Temos então duas modalidades de impugnação de normas, a declaração de ilegalidade com força obrigatória geral e a declaração de ilegalidade no caso concreto, a que Vieira de Andrade, considera a protecção plena no caso concreto e encara a declaração com força obrigatória geral como uma questão de interesse público, com soluções de inspiração objectivista, no sentido da forte intervenção do Ministério Público e os efeitos da declaração e ressalvando ainda as situações em que seria importante para a protecção dos direitos do particular ou para interesse público que seja proferida uma sentença com força obrigatória geral (nomeadamente na área da concorrência) que seria possível no regime antigo, mesmo sobre a previa desaplicação no caso concreto. Daí que para este autor que existe uma limitação objectivista neste novo regime.

Contra esta opinião, temos a posição defendida Vasco Pereira Da Silva, uma vez que para o professor não faz sentido que seja apreciado a legalidade de uma regulamento, a título principal, tendo verificado uma invalidade mas que apenas vale para aquele caso concreto. Considera ainda violadora do direito fundamente a impugnação de normas jurídicas que só tenha efeitos concretos, criam uma restrição afectando o conteúdo essencial do direito, artº18º/3 CRP, tendo vindo da criação de um regime mais limitativo do que o anterior. Sendo ainda inconstitucional por violação dos princípios da legalidade, igualdade e do Estado de Direito.

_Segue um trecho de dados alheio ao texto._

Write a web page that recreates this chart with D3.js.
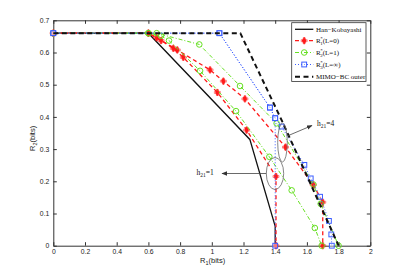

Parece-nos que a razão se encontra com o Professor, uma vez declarada a ilegalidade não faz sentido a sua subsistência na ordem jurídica.
Quanto aos efeitos da declaração de ilegalidade com força obrigatória geral estes produzem-se em regra determinado a repristinação das normas revogadas, podendo contudo o tribunal determinar que os seus efeitos se produzam apenas para o futuro justificando com razões de segurança jurídica, de equidade ou se interesse de excepcional relevo. Ressalva-se no entendo os casos julgados a menos que tal seja mais favorável ao particular.